The chosen person was initiated by an older shaman of the same tribe into the lore of magic formulas and the songs and dances, which the shaman used to combat the supernatural sources of evil. During the initiation rite, the newly chosen shaman was given a staff. Its finial was often carved in the shape of a horse’s head, its lower end in the shape of the hoof. When the new shaman had practiced rituals for a few years, the staff was replaced with a drum. Other paraphernalia of the shaman were successively added to his arsenal.

Any sort of misfortune that came a Mongol’s way, from hunger and sickness to natural disasters, was seen as devilish mischief caused by malicious demons. Timely offerings, virtuous conduct, and strict observance of taboos would usually be enough to ensure the benevolent attitude of the ancestral spirits. However, on occasion, peace and harmony were disturbed by evil spirits. This was the moment when a shaman’s assistance was required.

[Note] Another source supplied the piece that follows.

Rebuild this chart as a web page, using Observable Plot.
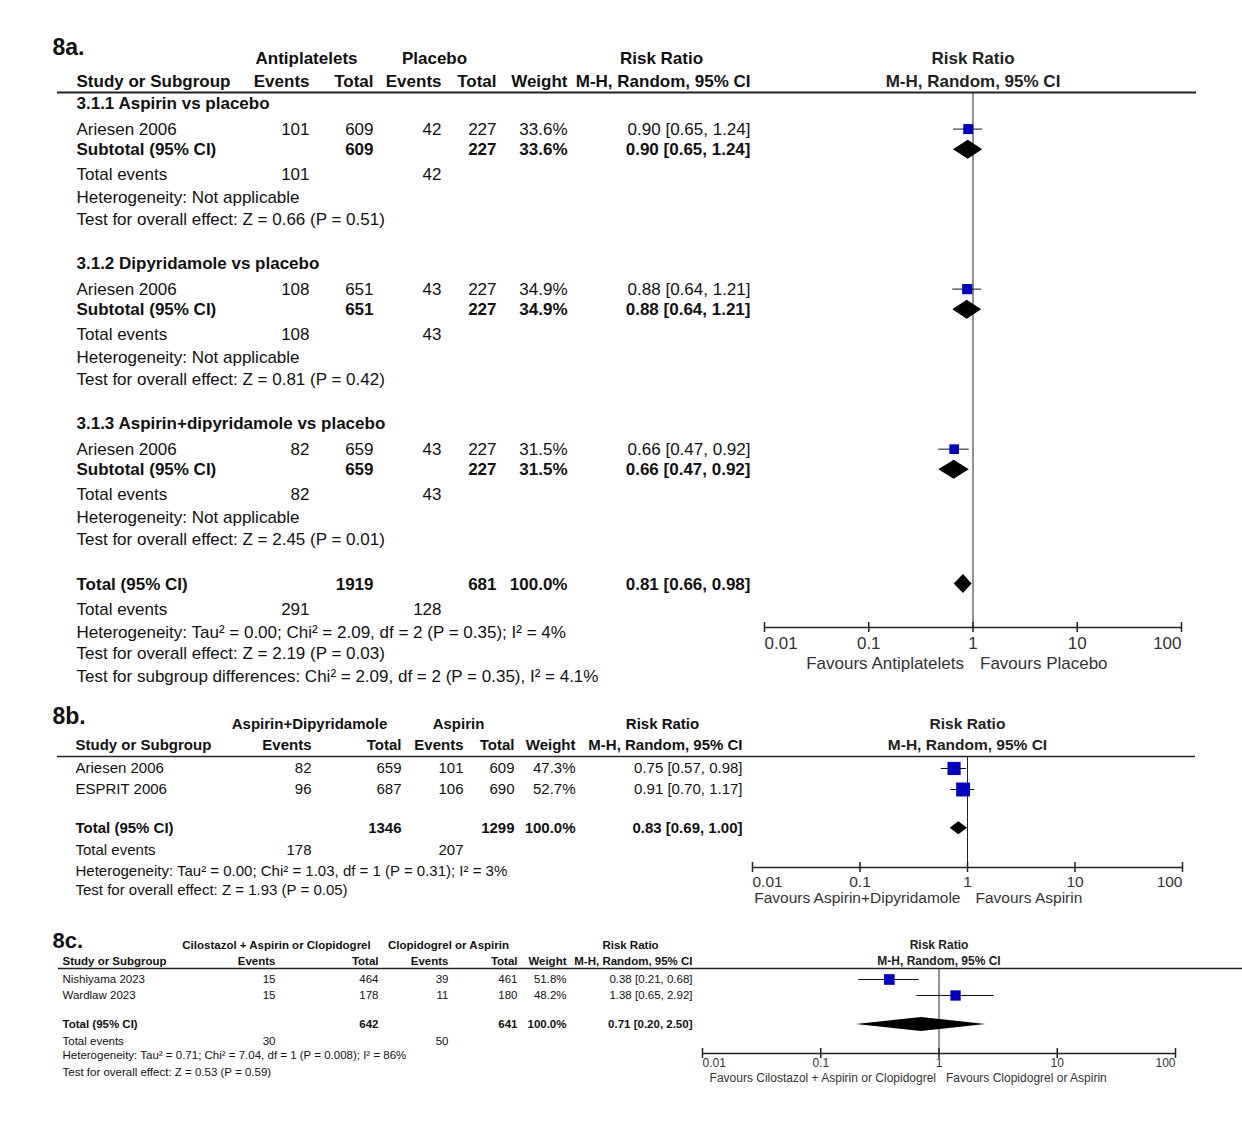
<!DOCTYPE html>
<html><head><meta charset="utf-8">
<script src="https://cdn.jsdelivr.net/npm/d3@7"></script>
<script src="https://cdn.jsdelivr.net/npm/@observablehq/plot@0.6"></script>
<style>
body{margin:0;background:#fff;font-family:"Liberation Sans",Arial,sans-serif;}
#wrap{position:relative;width:1242px;height:1127px;background:#fff;}
#wrap svg{position:absolute;left:0;}
</style></head><body><div id="wrap"></div>
<script>
// ================= DATA =================
const xTicks = [0.01, 0.1, 1, 10, 100];

// ---- 8a ----
const aArms = ["Antiplatelets", "Placebo"];
const aGroupTitles = ["3.1.1 Aspirin vs placebo", "3.1.2 Dipyridamole vs placebo", "3.1.3 Aspirin+dipyridamole vs placebo"];
const aStudy = ["Ariesen 2006", "Ariesen 2006", "Ariesen 2006"];
const aEventsT = [101, 108, 82];
const aTotalT = [609, 651, 659];
const aEventsC = [42, 43, 43];
const aTotalC = [227, 227, 227];
const aWeight = [33.6, 34.9, 31.5];
const aRR = [0.90, 0.88, 0.66];
const aLow = [0.65, 0.64, 0.47];
const aHigh = [1.24, 1.21, 0.92];
const aSubHet = ["Heterogeneity: Not applicable", "Heterogeneity: Not applicable", "Heterogeneity: Not applicable"];
const aSubTest = ["Test for overall effect: Z = 0.66 (P = 0.51)", "Test for overall effect: Z = 0.81 (P = 0.42)", "Test for overall effect: Z = 2.45 (P = 0.01)"];
const aOverallCounts = [291, 1919, 128, 681];
const aOverallRR = [0.81, 0.66, 0.98];
const aFooter = ["Heterogeneity: Tau² = 0.00; Chi² = 2.09, df = 2 (P = 0.35); I² = 4%",
  "Test for overall effect: Z = 2.19 (P = 0.03)",
  "Test for subgroup differences: Chi² = 2.09, df = 2 (P = 0.35), I² = 4.1%"];
const aFavours = ["Favours Antiplatelets", "Favours Placebo"];

// ---- 8b ----
const bArms = ["Aspirin+Dipyridamole", "Aspirin"];
const bStudy = ["Ariesen 2006", "ESPRIT 2006"];
const bEventsT = [82, 96];
const bTotalT = [659, 687];
const bEventsC = [101, 106];
const bTotalC = [609, 690];
const bWeight = [47.3, 52.7];
const bRR = [0.75, 0.91];
const bLow = [0.57, 0.70];
const bHigh = [0.98, 1.17];
const bOverallCounts = [178, 1346, 207, 1299];
const bOverallRR = [0.83, 0.69, 1.00];
const bFooter = ["Heterogeneity: Tau² = 0.00; Chi² = 1.03, df = 1 (P = 0.31); I² = 3%",
  "Test for overall effect: Z = 1.93 (P = 0.05)"];
const bFavours = ["Favours Aspirin+Dipyridamole", "Favours Aspirin"];

// ---- 8c ----
const cArms = ["Cilostazol + Aspirin or Clopidogrel", "Clopidogrel or Aspirin"];
const cStudy = ["Nishiyama 2023", "Wardlaw 2023"];
const cEventsT = [15, 15];
const cTotalT = [464, 178];
const cEventsC = [39, 11];
const cTotalC = [461, 180];
const cWeight = [51.8, 48.2];
const cRR = [0.38, 1.38];
const cLow = [0.21, 0.65];
const cHigh = [0.68, 2.92];
const cOverallCounts = [30, 642, 50, 641];
const cOverallRR = [0.71, 0.20, 2.50];
const cFooter = ["Heterogeneity: Tau² = 0.71; Chi² = 7.04, df = 1 (P = 0.008); I² = 86%",
  "Test for overall effect: Z = 0.53 (P = 0.59)"];
const cFavours = ["Favours Cilostazol + Aspirin or Clopidogrel", "Favours Clopidogrel or Aspirin"];

// ================= HELPERS =================
const f2 = v => v.toFixed(2);
const ciText = (rr, lo, hi) => `${f2(rr)} [${f2(lo)}, ${f2(hi)}]`;
const pct = w => w.toFixed(1) + "%";

function collector() {
  const T = [];
  const add = (row, col, text, bold = false) => T.push({row, col, text: String(text), bold});
  return [T, add];
}
function header(add, L, arms, title) {
  add(L.title, "title", title, true);
  add(L.head1, "armT", arms[0], true);
  add(L.head1, "armC", arms[1], true);
  add(L.head1, "rrHead", "Risk Ratio", true);
  add(L.head1, "forest", "Risk Ratio", true);
  add(L.head2, "study", "Study or Subgroup", true);
  add(L.head2, "evT", "Events", true);
  add(L.head2, "totT", "Total", true);
  add(L.head2, "evC", "Events", true);
  add(L.head2, "totC", "Total", true);
  add(L.head2, "weight", "Weight", true);
  add(L.head2, "ci", "M-H, Random, 95% CI", true);
  add(L.head2, "forest", "M-H, Random, 95% CI", true);
}
function studyRow(add, row, name, eT, tT, eC, tC, w, rr, lo, hi) {
  add(row, "study", name); add(row, "evT", eT); add(row, "totT", tT);
  add(row, "evC", eC); add(row, "totC", tC); add(row, "weight", pct(w));
  add(row, "ci", ciText(rr, lo, hi));
}
function totalRow(add, row, label, tT, tC, w, rr, lo, hi) {
  add(row, "study", label, true); add(row, "totT", tT, true); add(row, "totC", tC, true);
  add(row, "weight", pct(w), true); add(row, "ci", ciText(rr, lo, hi), true);
}

function draw(P) {
  const W = 1242, L = P.L;
  const marks = [];
  // header rule
  marks.push(Plot.ruleY([L.rule], {y: d => d, insetLeft: -(P.ml - P.ruleX[0]), insetRight: -(P.ruleX[1] - (W - P.mr)), stroke: "#222", strokeWidth: P.ruleW}));
  // line of no effect
  marks.push(Plot.ruleX([1], {x: d => d, stroke: "#222", strokeWidth: 1}));
  // axis
  marks.push(Plot.ruleY([L.axis], {y: d => d, x1: () => xTicks[0], x2: () => xTicks[xTicks.length - 1], stroke: "#222", strokeWidth: 1.5}));
  marks.push(Plot.ruleX(xTicks, {x: d => d, y1: () => L.axis - P.tickHalf, y2: () => L.axis + P.tickHalf, stroke: "#222", strokeWidth: 1.5}));
  const n = xTicks.length;
  const tk = {y: () => L.axis, text: d => String(d), dy: P.tickDy, fontSize: P.axisFont, fill: "#333"};
  marks.push(Plot.text(xTicks.slice(0, 1), {...tk, x: d => d, textAnchor: "start"}));
  marks.push(Plot.text(xTicks.slice(1, n - 1), {...tk, x: d => d, textAnchor: "middle"}));
  marks.push(Plot.text(xTicks.slice(n - 1), {...tk, x: d => d, textAnchor: "end"}));
  marks.push(Plot.text([P.favours[0]], {x: () => 1, y: () => L.axis, text: d => d, dy: P.favDy, dx: P.favDx[0], textAnchor: "end", fontSize: P.axisFont, fill: "#333"}));
  marks.push(Plot.text([P.favours[1]], {x: () => 1, y: () => L.axis, text: d => d, dy: P.favDy, dx: P.favDx[1], textAnchor: "start", fontSize: P.axisFont, fill: "#333"}));
  // CIs and squares
  marks.push(Plot.ruleY(P.studies, {x1: "lo", x2: "hi", y: "row", stroke: "#111", strokeWidth: 1}));
  marks.push(Plot.dot(P.studies, {x: "rr", y: "row", r: "w", symbol: "square", fill: "#0000bf"}));
  // diamonds
  const pts = P.diamonds.flatMap((d, i) => [
    {id: i, x: d.lo, y1: d.row, y2: d.row},
    {id: i, x: d.rr, y1: d.row - P.dHalf, y2: d.row + P.dHalf},
    {id: i, x: d.hi, y1: d.row, y2: d.row}]);
  marks.push(Plot.area(pts, {x1: "x", y1: "y1", y2: "y2", z: "id", fill: "#000", curve: "linear"}));
  // texts
  const groups = d3.group(P.texts, d => d.col + "|" + (d.bold ? 1 : 0));
  for (const [key, items] of groups) {
    const col = key.split("|")[0];
    const bold = key.endsWith("|1");
    if (col === "forest") {
      marks.push(Plot.text(items, {y: "row", text: "text", frameAnchor: "middle", fontSize: P.axisFont, fontWeight: "bold", fill: "#222"}));
    } else {
      const c = P.cols[col];
      marks.push(Plot.text(items, {y: "row", text: "text", frameAnchor: "left", dx: c.x - P.ml, textAnchor: c.a,
        fontSize: c.size || P.font, fontWeight: bold ? "bold" : "normal", fill: "#111"}));
    }
  }
  const svg = Plot.plot({
    width: W, height: P.height,
    marginLeft: P.ml, marginRight: P.mr, marginTop: P.mt, marginBottom: P.mb,
    x: {type: "log", domain: [xTicks[0], xTicks[n - 1]], axis: null},
    y: {domain: [L.rule, L.axis], reverse: true, axis: null},
    r: {type: "sqrt", domain: [0, 100], range: [0, P.rk]},
    style: {fontFamily: "'Liberation Sans', Arial, sans-serif", background: "transparent", overflow: "visible"},
    marks
  });
  svg.style.top = P.top + "px";
  return svg;
}

// ================= PANEL 8a =================
const LA = {title: -2.45, head1: -2, head2: -1, rule: -0.5, axis: 22.9, step: 7,
  gTitle: 0, study: 1.1, sub: 2, events: 3.1, het: 4.1, test: 5.05, total: 21, totEvents: 22.1, footer: [23.1, 24.05, 25.05]};
{
  const [T, add] = collector();
  header(add, LA, aArms, "8a.");
  const studies = [], diamonds = [];
  aGroupTitles.forEach((g, i) => {
    const b = i * LA.step;
    add(b + LA.gTitle, "study", g, true);
    studyRow(add, b + LA.study, aStudy[i], aEventsT[i], aTotalT[i], aEventsC[i], aTotalC[i], aWeight[i], aRR[i], aLow[i], aHigh[i]);
    totalRow(add, b + LA.sub, "Subtotal (95% CI)", aTotalT[i], aTotalC[i], aWeight[i], aRR[i], aLow[i], aHigh[i]);
    add(b + LA.events, "study", "Total events"); add(b + LA.events, "evT", aEventsT[i]); add(b + LA.events, "evC", aEventsC[i]);
    add(b + LA.het, "study", aSubHet[i]);
    add(b + LA.test, "study", aSubTest[i]);
    studies.push({row: b + LA.study, rr: aRR[i], lo: aLow[i], hi: aHigh[i], w: aWeight[i]});
    diamonds.push({row: b + LA.sub, rr: aRR[i], lo: aLow[i], hi: aHigh[i]});
  });
  totalRow(add, LA.total, "Total (95% CI)", aOverallCounts[1], aOverallCounts[3], 100, ...aOverallRR);
  add(LA.totEvents, "study", "Total events"); add(LA.totEvents, "evT", aOverallCounts[0]); add(LA.totEvents, "evC", aOverallCounts[2]);
  aFooter.forEach((t, i) => add(LA.footer[i], "study", t));
  diamonds.push({row: LA.total, rr: aOverallRR[0], lo: aOverallRR[1], hi: aOverallRR[2]});
  document.getElementById("wrap").append(draw({
    top: 0, height: 700, ml: 764, mr: 61, mt: 92, mb: 73, L: LA,
    font: 17, axisFont: 17,
    cols: {title: {x: 52, a: "start", size: 23}, study: {x: 76, a: "start"}, evT: {x: 309, a: "end"}, totT: {x: 373, a: "end"},
      evC: {x: 441, a: "end"}, totC: {x: 496, a: "end"}, weight: {x: 567, a: "end"}, ci: {x: 750, a: "end"},
      armT: {x: 306, a: "middle"}, armC: {x: 434, a: "middle"}, rrHead: {x: 661, a: "middle"}},
    ruleX: [57, 1196], ruleW: 2, tickHalf: 0.22, tickDy: 16, favDy: 36, favDx: [-9, 7],
    rk: 9.7, dHalf: 0.415, favours: aFavours, texts: T, studies, diamonds
  }));
}

// ================= PANEL 8b =================
const LB = {title: -2.48, head1: -2.1, head2: -1.1, rule: -0.571, axis: 4.714, study: [0, 1], total: 2.85, totEvents: 3.9, footer: [4.9, 5.8]};
{
  const [T, add] = collector();
  header(add, LB, bArms, "8b.");
  const studies = [];
  bStudy.forEach((s, i) => {
    studyRow(add, LB.study[i], s, bEventsT[i], bTotalT[i], bEventsC[i], bTotalC[i], bWeight[i], bRR[i], bLow[i], bHigh[i]);
    studies.push({row: LB.study[i], rr: bRR[i], lo: bLow[i], hi: bHigh[i], w: bWeight[i]});
  });
  totalRow(add, LB.total, "Total (95% CI)", bOverallCounts[1], bOverallCounts[3], 100, ...bOverallRR);
  add(LB.totEvents, "study", "Total events"); add(LB.totEvents, "evT", bOverallCounts[0]); add(LB.totEvents, "evC", bOverallCounts[2]);
  bFooter.forEach((t, i) => add(LB.footer[i], "study", t));
  const diamonds = [{row: LB.total, rr: bOverallRR[0], lo: bOverallRR[1], hi: bOverallRR[2]}];
  document.getElementById("wrap").append(draw({
    top: 700, height: 215, ml: 752, mr: 60, mt: 56, mb: 48, L: LB,
    font: 15, axisFont: 15.5,
    cols: {title: {x: 52, a: "start", size: 23}, study: {x: 75, a: "start"}, evT: {x: 311, a: "end"}, totT: {x: 401, a: "end"},
      evC: {x: 463, a: "end"}, totC: {x: 514, a: "end"}, weight: {x: 575, a: "end"}, ci: {x: 742, a: "end"},
      armT: {x: 309, a: "middle"}, armC: {x: 458, a: "middle"}, rrHead: {x: 662, a: "middle"}},
    ruleX: [57, 1195], ruleW: 1.6, tickHalf: 0.24, tickDy: 15, favDy: 31, favDx: [-7, 8],
    rk: 10.8, dHalf: 0.31, favours: bFavours, texts: T, studies, diamonds
  }));
}

// ================= PANEL 8c =================
const LC = {title: -2.44, head1: -2.125, head2: -1.125, rule: -0.6875, axis: 4.625, study: [0, 1], total: 2.81, totEvents: 3.875, footer: [4.75, 5.81]};
{
  const [T, add] = collector();
  header(add, LC, cArms, "8c.");
  const studies = [];
  cStudy.forEach((s, i) => {
    studyRow(add, LC.study[i], s, cEventsT[i], cTotalT[i], cEventsC[i], cTotalC[i], cWeight[i], cRR[i], cLow[i], cHigh[i]);
    studies.push({row: LC.study[i], rr: cRR[i], lo: cLow[i], hi: cHigh[i], w: cWeight[i]});
  });
  totalRow(add, LC.total, "Total (95% CI)", cOverallCounts[1], cOverallCounts[3], 100, ...cOverallRR);
  add(LC.totEvents, "study", "Total events"); add(LC.totEvents, "evT", cOverallCounts[0]); add(LC.totEvents, "evC", cOverallCounts[2]);
  cFooter.forEach((t, i) => add(LC.footer[i], "study", t));
  const diamonds = [{row: LC.total, rr: cOverallRR[0], lo: cOverallRR[1], hi: cOverallRR[2]}];
  document.getElementById("wrap").append(draw({
    top: 915, height: 212, ml: 702, mr: 67, mt: 53, mb: 74, L: LC,
    font: 11.5, axisFont: 12,
    cols: {title: {x: 52, a: "start", size: 22}, study: {x: 62, a: "start"}, evT: {x: 275, a: "end"}, totT: {x: 378, a: "end"},
      evC: {x: 448, a: "end"}, totC: {x: 517, a: "end"}, weight: {x: 566, a: "end"}, ci: {x: 692, a: "end"},
      armT: {x: 276, a: "middle"}, armC: {x: 448, a: "middle"}, rrHead: {x: 630, a: "middle"}},
    ruleX: [58, 1242], ruleW: 1.3, tickHalf: 0.31, tickDy: 10, favDy: 25, favDx: [-3, 7],
    rk: 8.4, dHalf: 0.44, favours: cFavours, texts: T, studies, diamonds
  }));
}
</script>
</body></html>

The shaman did not face the forces of evil by himself. He was assisted by an army of auxiliary spirits that protected the shaman and helped him to avoid the traps set by adversaries from the spirit world. It was the number and might of these helpful spirits that ultimately determined the magic and healing powers of the shaman. In a trance induced by alcohol and the smoking of herbs, the shaman undertook his voyage to the dark realm of the demons to subdue the spirit that was the source of the problem. The shaman could also bring back to earth the spirit of someone thought to have died.

Dancing deer at the Tsam festival in Ulaan Baatar (before 1937)

The shaman was protected against supernatural negative forces by the magical properties of the tools of his trade. His headgear was often decorated with the antlers of deer, which gave the shaman speed and versatility. A headdress decorated with eagle feathers gave the shaman strength, while owl feathers endowed him with the power to see at night. To the shaman’s upper garments, metal objects symbolizing armor such as arrow heads, bells, and mirrors were attached. Feathers, symbolizing wings, were also attached to the sleeves of his dress. The shaman’s staff crowned with a horses head or his drum, the handle of which was also carved in the shape of a horse’s head, symbolized his mode of transportation.

When Lamaism was introduced in Mongolia, Buddhist monks undertook efforts to convince the people to abandon their shamanist beliefs in favor of Buddhist doctrine.

Differences in the two religions were marked by the ways shamans and Buddhist monks dressed. While shamans’ dress displayed all kinds of regional and even individual differences, the monks’ garb was more or less a uniform. Nevertheless, there were striking parallels between shamanistic and Lamaist rituals. Some of the same religious functions could be performed by either shaman or lama. For example, both shamans and lamas dressed in costumes with a stylized decoration suggesting a skeleton when they performed the role of Citipati, or Lords of the Charnel Grounds, in Tsam dances, and the ritual dagger of the monk, like the shaman’s staff, is crowned with a horse’s head.

Shamanism, however, was not an organized religion. Although there were "grand" and "lessor" shamans, there was no elaborate hierarchy of the kind recognized by the Buddhists. The shamans’ individualism served them well in times of persecution and suppression when they remained hard to catch. Buddhist monks, concentrated in large monastic communities, on the other hand, were more vulnerable to suppression.

  The White Old Man taming a lion at the Tsam festival in Ulaan Baatar (before 1937)

In traditional Mongol society, women took the men’s place when they went off to war and had to be skilled in all aspects of animal husbandry and hunting. So it is not surprising that a fundamental equality between men and women existed and that the important functions of the shaman could be performed by men and women alike.

Shamanism in Mongolia, embedded in the nomadic life style of the people since ancient times, has managed to survive against enormous odds, including centuries of persecution by Buddhists and Stalinist efforts to eradicate this ancient tradition.